If you want more templates and measurement walkthroughs, use the InfluencerDB blog resources as a starting point for briefs, KPIs, and creator evaluation.

Common mistakes brands make during a social pause

Pauses create pressure, and pressure causes predictable mistakes. The first is freezing communication with creators, which increases the chance of missed deadlines and public confusion. Another is treating a pause as a compliance shield, even though disclosure and truthful advertising rules still apply to any content that goes live. Teams also overcorrect by cutting all creators instead of segmenting by risk and performance. Finally, many brands restart without fixing measurement, so leadership loses confidence again at the next downturn.

  • Mistake: No written guidance for creators. Fix: Send a pause memo with allowed actions and expected timelines.
  • Mistake: Paying for whitelisting you cannot use. Fix: Convert that fee into extra organic deliverables or extend the term.
  • Mistake: Restarting without benchmarks. Fix: Set target CPM, CPV, and CPA ranges before you sign.

Best practices: how to keep creator marketing resilient

Resilience comes from designing your influencer program so it can slow down without breaking. First, diversify formats and platforms so one channel change does not stop everything. Second, build a tiered creator roster: a small group of always on partners, a bench of tested creators you can activate quickly, and a discovery pipeline. Third, separate content production from distribution. You can keep filming and editing even if posting is paused, then launch when conditions improve.

On the governance side, create a lightweight risk review that does not kill speed. For example, require pre approval only for high risk topics, while low risk product demos can be approved via a checklist. Also, document comment moderation rules so community managers know when to hide, respond, or escalate. Finally, use consistent tracking across creators so you can compare performance apples to apples.

  • Best practice: Add a “pause clause” that allows delayed posting or deliverable swaps without restarting the contract.
  • Best practice: Keep a shared dashboard with CPM, CPV, CPA, and engagement rate by creator and format.
  • Best practice: Run small tests monthly so you always have fresh learnings, even when budgets tighten.

What creators should do if a brand pauses social

Creators are often caught in the middle of a brand decision they did not cause. Protect yourself by getting clarity in writing and by managing your production schedule. Ask whether you should stop posting entirely or only pause branded content. Confirm whether you can still deliver raw footage, drafts, or alternative placements like email or blog content if those are allowed. If usage rights or whitelisting were part of the deal, ask whether the term will be extended to match the pause period.

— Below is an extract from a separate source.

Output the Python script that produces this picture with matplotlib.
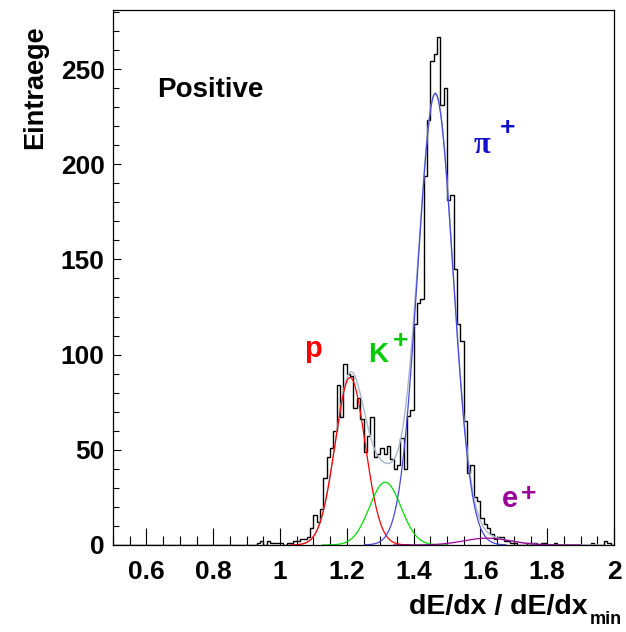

Also, keep your own reporting tight. Save screenshots of post performance, export analytics where possible, and document dates. If a brand later questions results, you will have proof. Most importantly, do not guess on disclosures or claims. If you are unsure, ask for the exact language the brand wants, and keep it consistent with platform tools.

  • Creator checklist: written scope, revised deadlines, payment timing, usage term extension, approval process.
  • Negotiation tip: If posting is delayed, propose an additional story set or a second cutdown to maintain value.

Bottom line: turn a pause into a smarter program

A social pause can feel like a setback, but it can also be a reset that improves performance. Use the downtime to audit creator fit, tighten contracts, and standardize measurement. Then restart with clearer briefs, safer distribution choices, and benchmarks leadership can trust. If you treat the moment as a systems problem instead of a panic, your influencer program will come back stronger and easier to defend.